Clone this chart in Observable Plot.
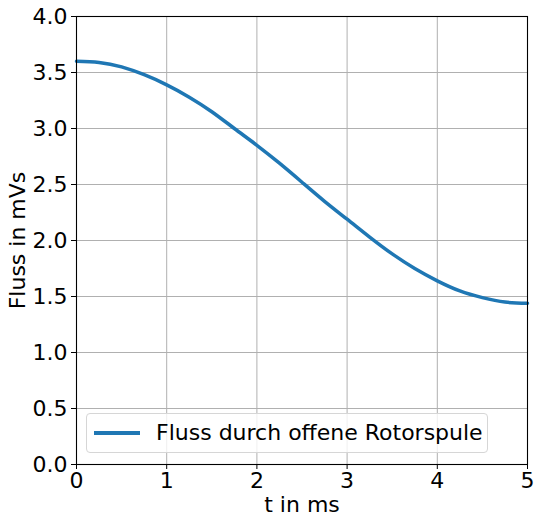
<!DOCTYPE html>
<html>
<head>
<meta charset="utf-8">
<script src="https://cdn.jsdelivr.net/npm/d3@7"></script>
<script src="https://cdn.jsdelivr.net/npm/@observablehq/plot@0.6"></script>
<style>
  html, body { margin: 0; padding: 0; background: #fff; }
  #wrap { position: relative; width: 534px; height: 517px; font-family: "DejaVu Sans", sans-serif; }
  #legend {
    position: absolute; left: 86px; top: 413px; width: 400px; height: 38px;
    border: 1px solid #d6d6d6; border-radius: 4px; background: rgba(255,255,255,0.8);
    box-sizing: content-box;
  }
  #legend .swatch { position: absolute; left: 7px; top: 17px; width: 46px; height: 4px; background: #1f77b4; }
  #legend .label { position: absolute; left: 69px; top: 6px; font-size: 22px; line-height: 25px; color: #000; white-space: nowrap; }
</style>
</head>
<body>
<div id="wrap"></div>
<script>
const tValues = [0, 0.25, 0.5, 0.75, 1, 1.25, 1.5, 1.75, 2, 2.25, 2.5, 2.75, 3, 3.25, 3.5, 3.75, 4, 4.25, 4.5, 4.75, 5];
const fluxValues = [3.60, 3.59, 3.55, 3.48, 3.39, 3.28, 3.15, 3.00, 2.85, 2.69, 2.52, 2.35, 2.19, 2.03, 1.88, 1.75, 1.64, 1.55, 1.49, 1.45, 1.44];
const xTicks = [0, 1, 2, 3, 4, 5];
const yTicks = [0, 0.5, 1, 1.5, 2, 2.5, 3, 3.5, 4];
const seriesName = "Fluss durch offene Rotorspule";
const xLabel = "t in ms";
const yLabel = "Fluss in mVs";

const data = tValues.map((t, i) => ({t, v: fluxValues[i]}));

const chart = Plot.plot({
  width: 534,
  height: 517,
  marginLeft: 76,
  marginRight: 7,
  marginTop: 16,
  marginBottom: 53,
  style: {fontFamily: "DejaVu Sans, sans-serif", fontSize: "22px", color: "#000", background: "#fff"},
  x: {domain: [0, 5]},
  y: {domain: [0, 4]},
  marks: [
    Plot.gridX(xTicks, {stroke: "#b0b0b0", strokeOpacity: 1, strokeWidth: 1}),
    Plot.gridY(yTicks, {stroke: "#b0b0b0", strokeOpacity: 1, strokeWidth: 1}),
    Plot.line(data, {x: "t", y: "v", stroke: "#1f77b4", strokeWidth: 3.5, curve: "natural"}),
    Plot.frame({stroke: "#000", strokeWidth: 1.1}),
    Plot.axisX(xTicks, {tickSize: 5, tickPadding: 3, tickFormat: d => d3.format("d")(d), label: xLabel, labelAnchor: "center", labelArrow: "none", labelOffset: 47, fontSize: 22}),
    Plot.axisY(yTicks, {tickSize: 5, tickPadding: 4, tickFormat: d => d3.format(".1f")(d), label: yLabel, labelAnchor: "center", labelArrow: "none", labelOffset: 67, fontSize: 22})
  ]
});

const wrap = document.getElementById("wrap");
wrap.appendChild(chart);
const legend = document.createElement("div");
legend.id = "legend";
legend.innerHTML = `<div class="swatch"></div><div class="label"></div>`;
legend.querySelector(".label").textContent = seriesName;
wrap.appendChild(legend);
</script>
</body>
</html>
● ● ● ● ● ● ●
## Exercise:
Reproduce the material word for word, minus the images.

## Solution:
Clone this chart in Observable Plot.
<!DOCTYPE html>
<html>
<head>
<meta charset="utf-8">
<script src="https://cdn.jsdelivr.net/npm/d3@7"></script>
<script src="https://cdn.jsdelivr.net/npm/@observablehq/plot@0.6"></script>
<style>
  html, body { margin: 0; padding: 0; background: #fff; }
  #wrap { position: relative; width: 534px; height: 517px; font-family: "DejaVu Sans", sans-serif; }
  #legend {
    position: absolute; left: 86px; top: 413px; width: 400px; height: 38px;
    border: 1px solid #d6d6d6; border-radius: 4px; background: rgba(255,255,255,0.8);
    box-sizing: content-box;
  }
  #legend .swatch { position: absolute; left: 7px; top: 17px; width: 46px; height: 4px; background: #1f77b4; }
  #legend .label { position: absolute; left: 69px; top: 6px; font-size: 22px; line-height: 25px; color: #000; white-space: nowrap; }
</style>
</head>
<body>
<div id="wrap"></div>
<script>
const tValues = [0, 0.25, 0.5, 0.75, 1, 1.25, 1.5, 1.75, 2, 2.25, 2.5, 2.75, 3, 3.25, 3.5, 3.75, 4, 4.25, 4.5, 4.75, 5];
const fluxValues = [3.60, 3.59, 3.55, 3.48, 3.39, 3.28, 3.15, 3.00, 2.85, 2.69, 2.52, 2.35, 2.19, 2.03, 1.88, 1.75, 1.64, 1.55, 1.49, 1.45, 1.44];
const xTicks = [0, 1, 2, 3, 4, 5];
const yTicks = [0, 0.5, 1, 1.5, 2, 2.5, 3, 3.5, 4];
const seriesName = "Fluss durch offene Rotorspule";
const xLabel = "t in ms";
const yLabel = "Fluss in mVs";

const data = tValues.map((t, i) => ({t, v: fluxValues[i]}));

const chart = Plot.plot({
  width: 534,
  height: 517,
  marginLeft: 76,
  marginRight: 7,
  marginTop: 16,
  marginBottom: 53,
  style: {fontFamily: "DejaVu Sans, sans-serif", fontSize: "22px", color: "#000", background: "#fff"},
  x: {domain: [0, 5]},
  y: {domain: [0, 4]},
  marks: [
    Plot.gridX(xTicks, {stroke: "#b0b0b0", strokeOpacity: 1, strokeWidth: 1}),
    Plot.gridY(yTicks, {stroke: "#b0b0b0", strokeOpacity: 1, strokeWidth: 1}),
    Plot.line(data, {x: "t", y: "v", stroke: "#1f77b4", strokeWidth: 3.5, curve: "natural"}),
    Plot.frame({stroke: "#000", strokeWidth: 1.1}),
    Plot.axisX(xTicks, {tickSize: 5, tickPadding: 3, tickFormat: d => d3.format("d")(d), label: xLabel, labelAnchor: "center", labelArrow: "none", labelOffset: 47, fontSize: 22}),
    Plot.axisY(yTicks, {tickSize: 5, tickPadding: 4, tickFormat: d => d3.format(".1f")(d), label: yLabel, labelAnchor: "center", labelArrow: "none", labelOffset: 67, fontSize: 22})
  ]
});

const wrap = document.getElementById("wrap");
wrap.appendChild(chart);
const legend = document.createElement("div");
legend.id = "legend";
legend.innerHTML = `<div class="swatch"></div><div class="label"></div>`;
legend.querySelector(".label").textContent = seriesName;
wrap.appendChild(legend);
</script>
</body>
</html>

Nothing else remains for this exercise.